→ Information provided:

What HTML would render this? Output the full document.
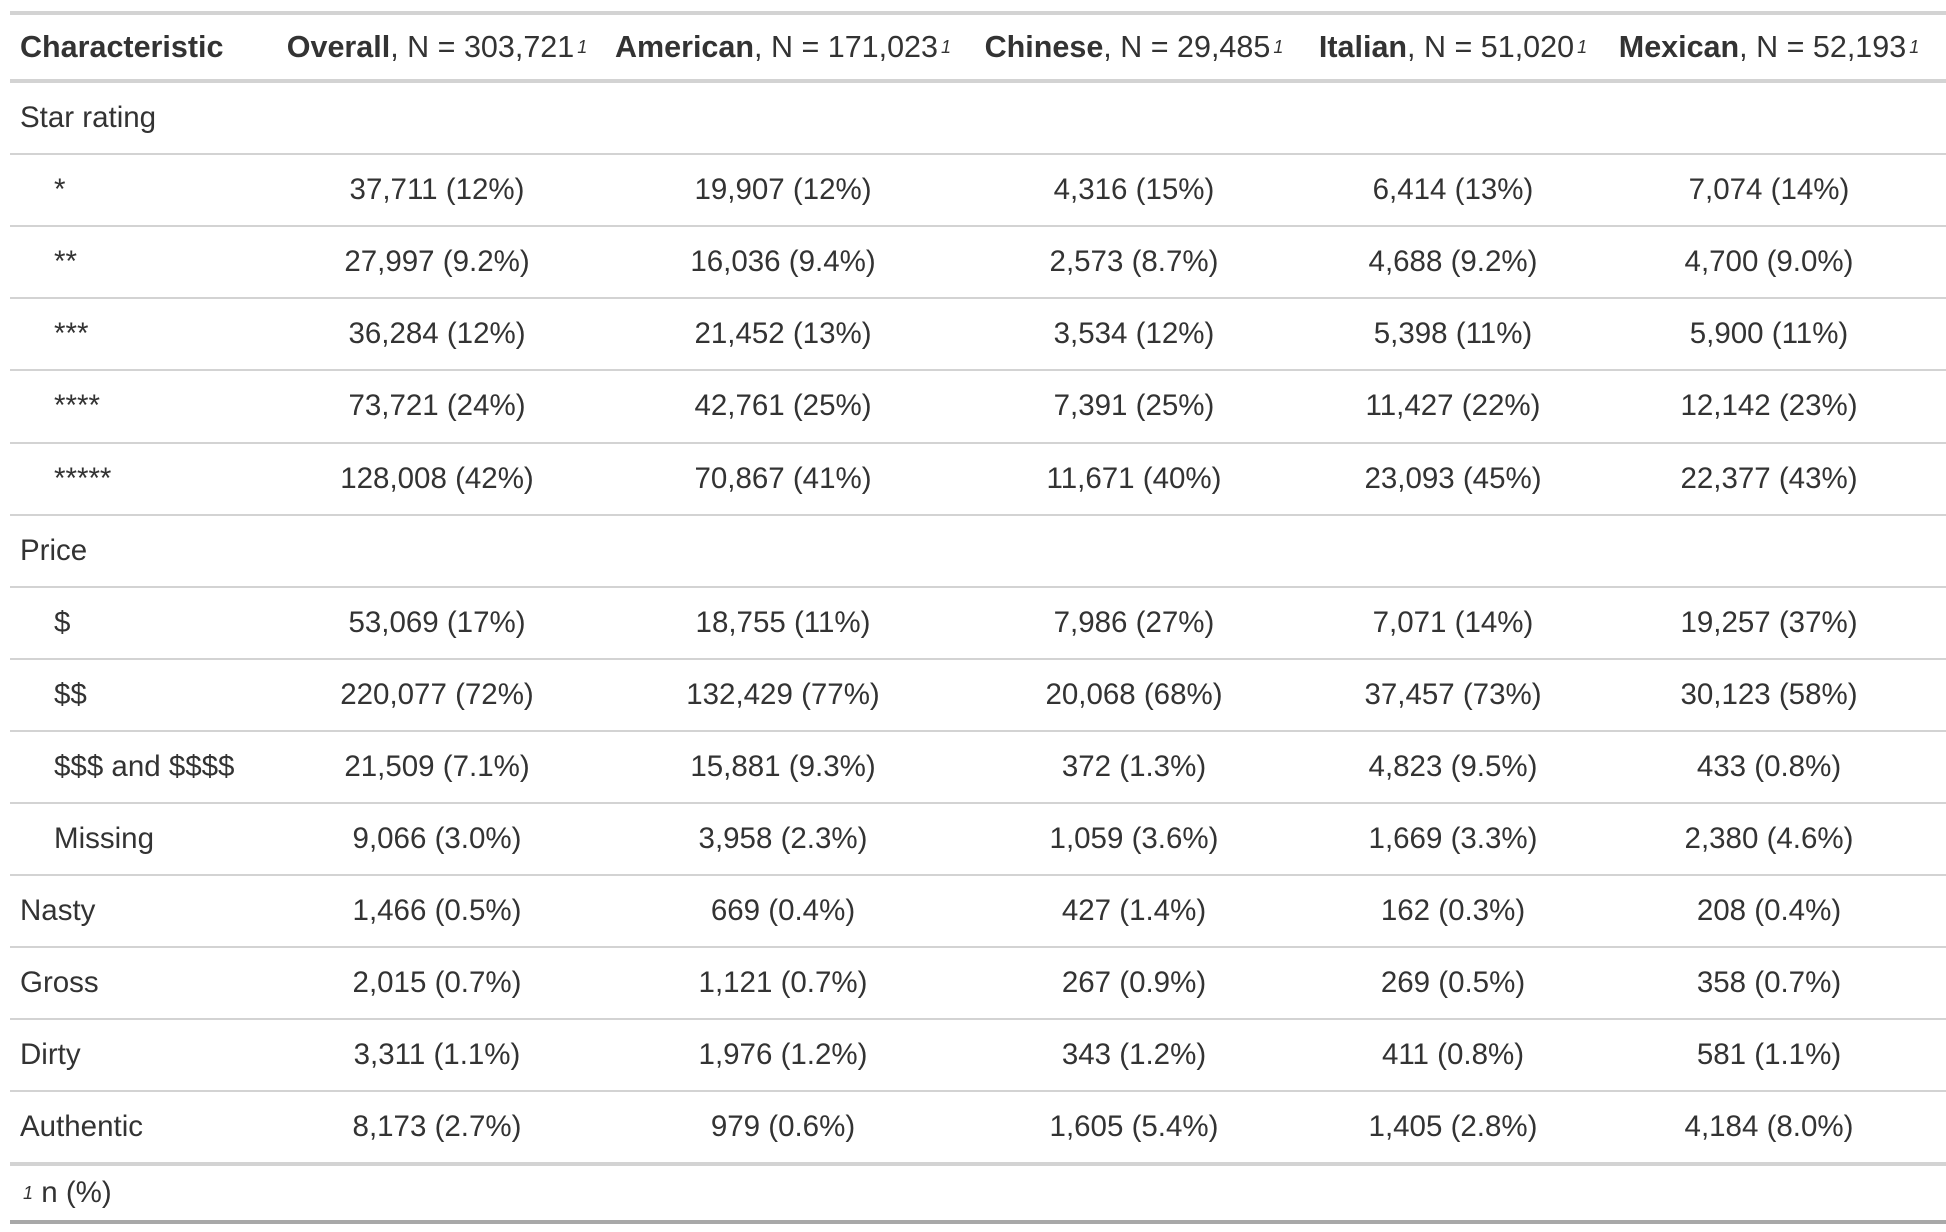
<!DOCTYPE html>
<html><head><meta charset="utf-8"><style>
body{margin:0;width:1946px;height:1232px;background:#fff;overflow:hidden;font-family:"Liberation Sans",sans-serif;color:#333;}
.row{position:absolute;left:10px;width:1936px;}
.c{position:absolute;top:0;height:100%;display:flex;align-items:center;justify-content:center;font-size:29.5px;white-space:nowrap;}
.h .c{font-size:30.5px;}
.c0{left:0;width:266px;justify-content:flex-start;padding-left:10px;}
.line{position:absolute;left:10px;width:1936px;background:#d3d3d3;}
sup{font-size:18px;font-style:italic;vertical-align:13px;margin-left:3px;}
b{font-weight:bold;}
</style></head><body>
<div id="t"></div>
<script>
const columns=["Overall","American","Chinese","Italian","Mexican"];
const totals=["303,721","171,023","29,485","51,020","52,193"];
const rowLabels=["Star rating","*","**","***","****","*****","Price","$","$$","$$$ and $$$$","Missing","Nasty","Gross","Dirty","Authentic"];
const indented=[false,true,true,true,true,true,false,true,true,true,true,false,false,false,false];
const cells=[
[],
["37,711 (12%)","19,907 (12%)","4,316 (15%)","6,414 (13%)","7,074 (14%)"],
["27,997 (9.2%)","16,036 (9.4%)","2,573 (8.7%)","4,688 (9.2%)","4,700 (9.0%)"],
["36,284 (12%)","21,452 (13%)","3,534 (12%)","5,398 (11%)","5,900 (11%)"],
["73,721 (24%)","42,761 (25%)","7,391 (25%)","11,427 (22%)","12,142 (23%)"],
["128,008 (42%)","70,867 (41%)","11,671 (40%)","23,093 (45%)","22,377 (43%)"],
[],
["53,069 (17%)","18,755 (11%)","7,986 (27%)","7,071 (14%)","19,257 (37%)"],
["220,077 (72%)","132,429 (77%)","20,068 (68%)","37,457 (73%)","30,123 (58%)"],
["21,509 (7.1%)","15,881 (9.3%)","372 (1.3%)","4,823 (9.5%)","433 (0.8%)"],
["9,066 (3.0%)","3,958 (2.3%)","1,059 (3.6%)","1,669 (3.3%)","2,380 (4.6%)"],
["1,466 (0.5%)","669 (0.4%)","427 (1.4%)","162 (0.3%)","208 (0.4%)"],
["2,015 (0.7%)","1,121 (0.7%)","267 (0.9%)","269 (0.5%)","358 (0.7%)"],
["3,311 (1.1%)","1,976 (1.2%)","343 (1.2%)","411 (0.8%)","581 (1.1%)"],
["8,173 (2.7%)","979 (0.6%)","1,605 (5.4%)","1,405 (2.8%)","4,184 (8.0%)"]
];
const colCenter=[0,427,773,1124,1443,1759];
const t=document.getElementById('t');
function line(y,h,color,name){const d=document.createElement('div');d.className='line';d.style.top=y+'px';d.style.height=h+'px';if(color)d.style.background=color;


t.appendChild(d);}
function row(y,h,name){const r=document.createElement('div');r.className='row';r.style.top=y+'px';r.style.height=h+'px';


t.appendChild(r);return r;}
function cell(r,i,html,name){const c=document.createElement('div');c.className='c'+(i===0?' c0':'');
if(i>0){c.style.left=(colCenter[i]-175)+'px';c.style.width='350px';}
c.innerHTML=html;


r.appendChild(c);return c;}
line(11,4,null,'top-border');
const hr=row(15,64,'header-row');
hr.classList.add('h');
cell(hr,0,'<b>Characteristic</b>','header-characteristic');
columns.forEach((c,i)=>cell(hr,i+1,'<b>'+c+'</b>, N = '+totals[i]+'<sup>1</sup>','header-'+c.toLowerCase()));
line(79,4,null,'header-border');
const top0=83,rh=72.1;
rowLabels.forEach((lab,k)=>{
 const y=top0+k*rh;
 const r=row(y,rh-2,'row-'+k);
 const c=cell(r,0,lab,'row-label');
 if(indented[k])c.style.paddingLeft='44px';
 (cells[k]||[]).forEach((v,j)=>cell(r,j+1,v,'cell-'+columns[j].toLowerCase()));
 if(k<rowLabels.length-1)line(Math.round(y+rh-2),2,null,'row-divider');
});
line(1162,4,null,'body-bottom-border');
const fr=row(1166,54,'footnote-row');
const fc=cell(fr,0,'<sup>1</sup>&nbsp;n (%)','footnote');
line(1220,4,'#a8a8a8','table-bottom-border');
</script>
</body></html>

→ Work instructions:
Send back the data above word for word, with the pictures left out.

→ Exercise solution:
What HTML would render this? Output the full document.
<!DOCTYPE html>
<html><head><meta charset="utf-8"><style>
body{margin:0;width:1946px;height:1232px;background:#fff;overflow:hidden;font-family:"Liberation Sans",sans-serif;color:#333;}
.row{position:absolute;left:10px;width:1936px;}
.c{position:absolute;top:0;height:100%;display:flex;align-items:center;justify-content:center;font-size:29.5px;white-space:nowrap;}
.h .c{font-size:30.5px;}
.c0{left:0;width:266px;justify-content:flex-start;padding-left:10px;}
.line{position:absolute;left:10px;width:1936px;background:#d3d3d3;}
sup{font-size:18px;font-style:italic;vertical-align:13px;margin-left:3px;}
b{font-weight:bold;}
</style></head><body>
<div id="t"></div>
<script>
const columns=["Overall","American","Chinese","Italian","Mexican"];
const totals=["303,721","171,023","29,485","51,020","52,193"];
const rowLabels=["Star rating","*","**","***","****","*****","Price","$","$$","$$$ and $$$$","Missing","Nasty","Gross","Dirty","Authentic"];
const indented=[false,true,true,true,true,true,false,true,true,true,true,false,false,false,false];
const cells=[
[],
["37,711 (12%)","19,907 (12%)","4,316 (15%)","6,414 (13%)","7,074 (14%)"],
["27,997 (9.2%)","16,036 (9.4%)","2,573 (8.7%)","4,688 (9.2%)","4,700 (9.0%)"],
["36,284 (12%)","21,452 (13%)","3,534 (12%)","5,398 (11%)","5,900 (11%)"],
["73,721 (24%)","42,761 (25%)","7,391 (25%)","11,427 (22%)","12,142 (23%)"],
["128,008 (42%)","70,867 (41%)","11,671 (40%)","23,093 (45%)","22,377 (43%)"],
[],
["53,069 (17%)","18,755 (11%)","7,986 (27%)","7,071 (14%)","19,257 (37%)"],
["220,077 (72%)","132,429 (77%)","20,068 (68%)","37,457 (73%)","30,123 (58%)"],
["21,509 (7.1%)","15,881 (9.3%)","372 (1.3%)","4,823 (9.5%)","433 (0.8%)"],
["9,066 (3.0%)","3,958 (2.3%)","1,059 (3.6%)","1,669 (3.3%)","2,380 (4.6%)"],
["1,466 (0.5%)","669 (0.4%)","427 (1.4%)","162 (0.3%)","208 (0.4%)"],
["2,015 (0.7%)","1,121 (0.7%)","267 (0.9%)","269 (0.5%)","358 (0.7%)"],
["3,311 (1.1%)","1,976 (1.2%)","343 (1.2%)","411 (0.8%)","581 (1.1%)"],
["8,173 (2.7%)","979 (0.6%)","1,605 (5.4%)","1,405 (2.8%)","4,184 (8.0%)"]
];
const colCenter=[0,427,773,1124,1443,1759];
const t=document.getElementById('t');
function line(y,h,color,name){const d=document.createElement('div');d.className='line';d.style.top=y+'px';d.style.height=h+'px';if(color)d.style.background=color;


t.appendChild(d);}
function row(y,h,name){const r=document.createElement('div');r.className='row';r.style.top=y+'px';r.style.height=h+'px';


t.appendChild(r);return r;}
function cell(r,i,html,name){const c=document.createElement('div');c.className='c'+(i===0?' c0':'');
if(i>0){c.style.left=(colCenter[i]-175)+'px';c.style.width='350px';}
c.innerHTML=html;


r.appendChild(c);return c;}
line(11,4,null,'top-border');
const hr=row(15,64,'header-row');
hr.classList.add('h');
cell(hr,0,'<b>Characteristic</b>','header-characteristic');
columns.forEach((c,i)=>cell(hr,i+1,'<b>'+c+'</b>, N = '+totals[i]+'<sup>1</sup>','header-'+c.toLowerCase()));
line(79,4,null,'header-border');
const top0=83,rh=72.1;
rowLabels.forEach((lab,k)=>{
 const y=top0+k*rh;
 const r=row(y,rh-2,'row-'+k);
 const c=cell(r,0,lab,'row-label');
 if(indented[k])c.style.paddingLeft='44px';
 (cells[k]||[]).forEach((v,j)=>cell(r,j+1,v,'cell-'+columns[j].toLowerCase()));
 if(k<rowLabels.length-1)line(Math.round(y+rh-2),2,null,'row-divider');
});
line(1162,4,null,'body-bottom-border');
const fr=row(1166,54,'footnote-row');
const fc=cell(fr,0,'<sup>1</sup>&nbsp;n (%)','footnote');
line(1220,4,'#a8a8a8','table-bottom-border');
</script>
</body></html>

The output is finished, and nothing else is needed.